The stock market, which had continued its rising rally since the new government took office, faced an unexpected challenge with the 'Middle East risk.' Tensions rose in the Middle East as Israel launched a surprise attack on Iran's nuclear-related military facilities, and the domestic stock market underwent corrections.
In addition to the unexpected geopolitical risk, signs of the resumption of the tariff war by the United States could also dampen investor sentiment. It remains to be seen how the U.S. administration will negotiate the reciprocal tariffs that have been deferred until early July with its trade partners.
Investor attention is concentrated on whether the domestic stock market can maintain its upward trend despite the anticipated adverse factors. The stock market declined on the 13th due to geopolitical risks, but the extent of the correction was not significant. In particular, foreign investors continued to net purchase domestic stocks on that day. It is interpreted that the new government is committed to policies for revitalizing the stock market, and with the formation of the supplementary budget, there is potential for revitalizing the sluggish economy.
In the last week (June 9-13), the KOSPI index exceeded the 2,920 mark, marking its highest level in over three years. From the 2nd to the 12th, during the first seven trading days of the new government, the index rose consecutively. The increase in the index was led by foreign and institutional investors. In June, foreign net purchases in the securities market were close to 4.5 trillion won. The influx of foreign capital into the KOSDAQ market brought the KOSDAQ index close to the 790 mark.
However, on the 13th, the Israeli Air Force launched operation 'Rising Lion' and targeted dozens of military and nuclear sites in Iran, causing the domestic stock market to turn downward. It is reported that many Iranian military officials and nuclear scientists have died in this strike. Asian stock markets fell sharply, and the U.S. stock market also showed a downward trend.

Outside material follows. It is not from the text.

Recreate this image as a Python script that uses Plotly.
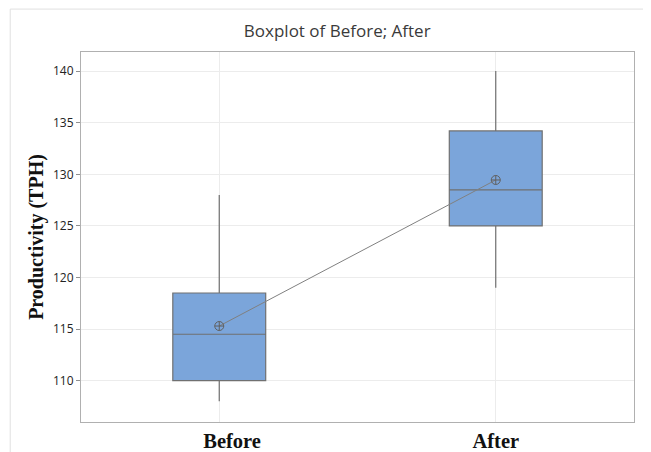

The airstrikes heightened tensions in the Middle East and pushed up international oil prices. Israeli Prime Minister Benjamin Netanyahu noted, "This operation will continue for several days until the Iranian threat is eliminated," declaring a special state of emergency across Israel. International oil prices surged by around 10%.

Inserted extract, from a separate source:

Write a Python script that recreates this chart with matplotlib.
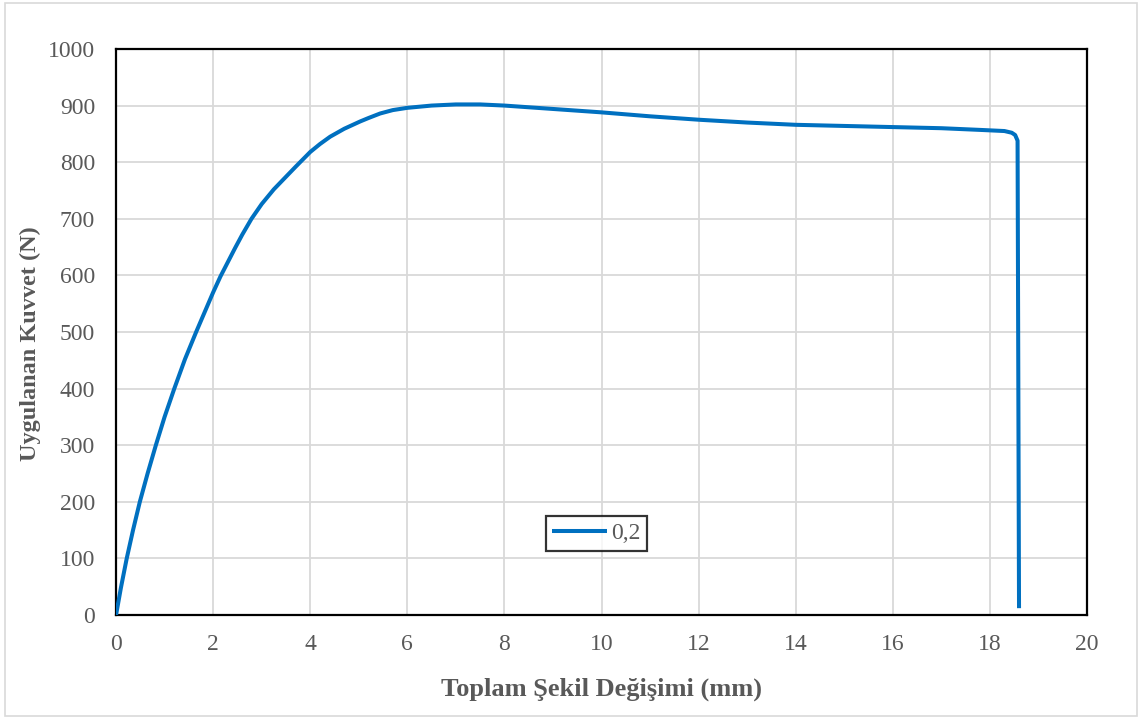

It is still uncertain how this airstrike will impact the global economy, but the adjustment in our stock market was relatively minor. It seems that not just individual investors but foreign investors are also anticipating the effects of the government's stock market support policies.
The Democratic Party of Korea announced on the 13th that it will establish the 'KOSPI 5000 Special Committee' as a permanent special committee. Following President Lee Jae-myung's first external schedule after taking office, where he promised to revitalize the stock market at the Korea Exchange, the party intends to support legislation in this regard. The special committee is expected to continue discussions related to the amendments to the Commercial Act that President Lee has been pursuing since his time as party leader.
Since the government stated that it would resolve the chronic 'discount' of our stock market, holding companies and financial sectors have shown strength. While these sectors are expected to benefit from government policies, if the stock prices become too high, taking temporary refuge in global policy stocks such as defense and nuclear power might be a good alternative.
Lee Woong-chan, a researcher at iM Securities, said, "If the additional rise in new government policy stocks becomes strained, global policy stocks such as shipbuilding, defense, and nuclear power will emerge again as alternatives, showing a cycle of rotation." He also noted, "I remain conservative regarding large export stocks," adding that if one wants to invest in large export stocks benefiting from foreign buying, it would be effective to invest in companies with potential for improvements in governance structures, such as Samsung C&T and Hyundai Mobis.
This week, attention should also be paid to the possibility of tariff risks being reinstated. The U.S. Department of Commerce announced that it would add major household appliances such as refrigerators and washing machines to the list of products subject to tariff imposition on steel derivative products. This is an extension of the tariffs related to steel based on the Trade Expansion Act, which differs from reciprocal tariffs that were ruled unconstitutional by the U.S. District Court.
Ryu Jin, an economist at KB Securities, noted, "The U.S. tariff policy has become a constant rather than a variable, and given that inflation concerns have somewhat eased following the inflation report in May, we should remain mindful that we have entered a phase of renewed uncertainty in the short term."
The Federal Reserve’s Federal Open Market Committee (FOMC) meeting will be held on the 17th and 18th of this week. Experts anticipate that interest rates will remain unchanged, but they advise market participants to closely analyze the stance on monetary policy that the Federal Reserve will announce in light of the possibility of a rate cut in September.